Imagine for a moment that everybody in the country has health insurance and can afford medical care when they need it. What problems would that solve? Chances are, we wouldn’t be faced with medically-induced bankruptcy anymore, and the disparity between the insured and the uninsured in terms of surviving a major illness would be erased. But would we be much healthier overall?
Would having health insurance and affordable access to health care make people walk or bike instead of driving when they only needed to travel a few miles? Would it make them choose the salad instead of the cheeseburger? Would it make them wear their seat belts 100% of the time? Would it make them quit smoking, or not start in the first place? There is no doubt that health insurance and access to care does make a big difference in terms of easing the financial burden associated with illness and injury, and improves the survival odds once a person is ill. But what about prevention? Is prevention something we can truly get from a health care provider? I don’t believe it is. We can get early detection and advice about prevention, but our doctors are only with us for a few minutes a year, while health maintenance is something that we have to do every day.

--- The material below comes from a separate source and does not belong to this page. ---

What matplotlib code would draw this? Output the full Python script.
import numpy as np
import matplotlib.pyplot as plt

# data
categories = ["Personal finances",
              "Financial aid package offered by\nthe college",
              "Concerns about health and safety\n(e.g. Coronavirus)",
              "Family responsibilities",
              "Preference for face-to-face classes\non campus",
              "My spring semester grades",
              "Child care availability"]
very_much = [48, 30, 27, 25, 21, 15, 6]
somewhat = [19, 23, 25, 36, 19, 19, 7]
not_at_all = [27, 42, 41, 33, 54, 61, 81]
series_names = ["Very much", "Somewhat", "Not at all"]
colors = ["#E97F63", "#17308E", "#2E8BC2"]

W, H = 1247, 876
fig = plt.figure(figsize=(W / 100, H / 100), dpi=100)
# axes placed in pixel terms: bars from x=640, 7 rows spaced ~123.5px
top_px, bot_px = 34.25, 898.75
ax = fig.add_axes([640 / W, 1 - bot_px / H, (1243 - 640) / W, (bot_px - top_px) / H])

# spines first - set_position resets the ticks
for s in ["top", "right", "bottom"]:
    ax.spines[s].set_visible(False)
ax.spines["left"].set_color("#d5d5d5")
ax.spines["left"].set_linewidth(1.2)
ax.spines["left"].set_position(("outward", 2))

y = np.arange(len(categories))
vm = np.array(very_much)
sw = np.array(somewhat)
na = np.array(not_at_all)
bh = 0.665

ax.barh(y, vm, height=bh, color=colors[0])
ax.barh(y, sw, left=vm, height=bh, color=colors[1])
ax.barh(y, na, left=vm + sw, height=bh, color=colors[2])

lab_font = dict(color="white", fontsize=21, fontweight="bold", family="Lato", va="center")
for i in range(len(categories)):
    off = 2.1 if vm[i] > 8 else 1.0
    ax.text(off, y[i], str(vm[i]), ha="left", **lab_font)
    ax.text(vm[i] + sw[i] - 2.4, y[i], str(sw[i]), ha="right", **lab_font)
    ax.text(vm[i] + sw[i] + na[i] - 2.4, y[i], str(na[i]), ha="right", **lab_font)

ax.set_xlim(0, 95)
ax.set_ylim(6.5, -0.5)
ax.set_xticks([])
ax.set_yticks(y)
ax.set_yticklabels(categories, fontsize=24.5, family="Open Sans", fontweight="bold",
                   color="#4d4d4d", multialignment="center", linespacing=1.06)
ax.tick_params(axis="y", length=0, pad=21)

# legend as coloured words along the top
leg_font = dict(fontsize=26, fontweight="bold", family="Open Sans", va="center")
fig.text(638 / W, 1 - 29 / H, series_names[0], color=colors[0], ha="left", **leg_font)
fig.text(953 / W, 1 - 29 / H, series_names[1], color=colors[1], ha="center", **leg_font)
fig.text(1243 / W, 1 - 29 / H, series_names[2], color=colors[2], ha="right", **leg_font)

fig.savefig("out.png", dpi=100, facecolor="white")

There are 49 countries with longer life expectancies than we have – we’re a full six years behind the longest-lived country (Macau). I wonder how far up the list we’d move if everyone had affordable access to health care? I’m sure it would have an impact, but there’s so much more to the health care equation that isn’t being addressed by health care reform. Don’t get me wrong, I believe that we do need to find a way to make sure that all Americans have health insurance. But as long as we continue to subsidize the production of corn and soybeans, as long as fast food is so much less expensive than whole fruits and vegetables, as long as a pack of cigarettes costs less than a movie ticket… just having access to health care isn’t going to make us healthier.
Colorado is the only state in the nation with an obesity rate of less than 20%. We have the fourth lowest incidence of death from diabetes. We have the second lowest incidence of death from heart disease. And yet we are not doing a great job of insuring our population – only 14 states have a higher percentage of uninsured residents than we have here in Colorado. Data like this indicates that simply providing health insurance to everyone is not the key to actually improving our overall health (which should really be the end goal of health care reform). Providing real access to health care should indeed be the first step, but it is far from the last step. Personal responsibility plays a huge part in protecting our health, but so do government policies. Hopefully once the dust settles from the 2009 health care reform debates, health care – and the real preservation of health – will continue to be a priority.